In this case, the district court never mentioned the imposition of a fine during the sentencing hearing and, with the record devoid of any suggestion of consideration, it appears to have ignored the Guidelines recommendation of a $20,000 minimum fine. Following the hearing, the district court decided not to impose a fine, citing Rattoballi's inability to pay. We hold that this finding is clearly erroneous in light of the defendant's admission (that he had "accumulated some modest wealth" and was "capable of paying a modest fine") and his considerable assets (between $1 and $1.5 million).

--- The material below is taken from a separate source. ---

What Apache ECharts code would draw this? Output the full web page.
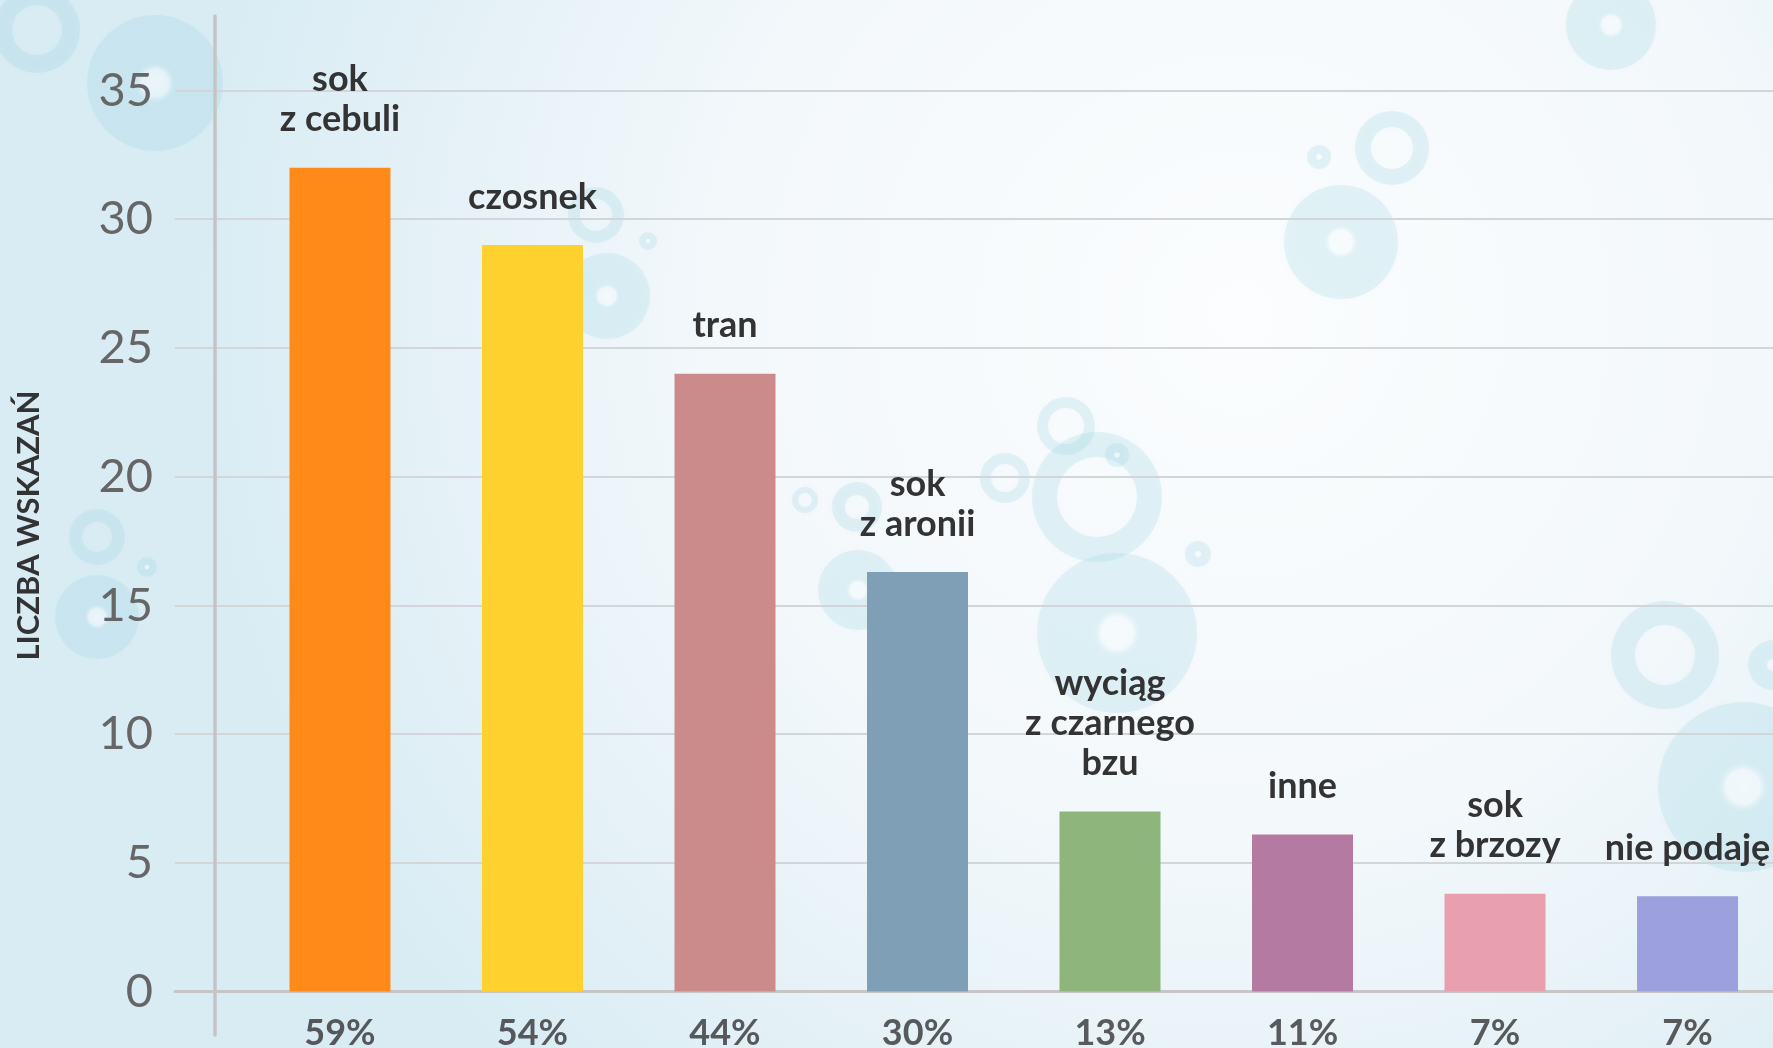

Thus, it is not necessary for us to decide today the standard by which we review a district court's considered decision to impose or not impose a fine.
On remand, the district court must consider whether the imposition of a fine would further the goals reflected in the § 3553(a) factors and the standards outlined in §§ 3571 and 3572. We note that the Commission has expressed the belief that "[s]ubstantial fines are an essential part of the sentence" for antitrust offenders. U.S.S.G. § 2R1.1, cmt. background. It also has stated that "[i]f the court concludes that the defendant lacks the ability to pay the guideline fine, it should impose community service in lieu of a portion of the fine." Id. § 2R1.1, cmt. n. 2. The district court must consider these and any other pertinent policy statements on remand.
We recognize that the pre-sentence report recommended that "the fine in this case be waived in lieu of the recommended order of restitution." The Probation Office based this recommendation on a restitution order in excess of $396,000; the district court ordered that the defendant pay $155,000 in restitution. On remand, the district court should consider the amount of restitution actually imposed in determining the propriety of a fine. See 18 U.S.C. § 3572(a)(4), (b).
For the foregoing reasons, the judgment of the district court is VACATED as to the sentence and the case is REMANDED for resentencing consistent with this opinion.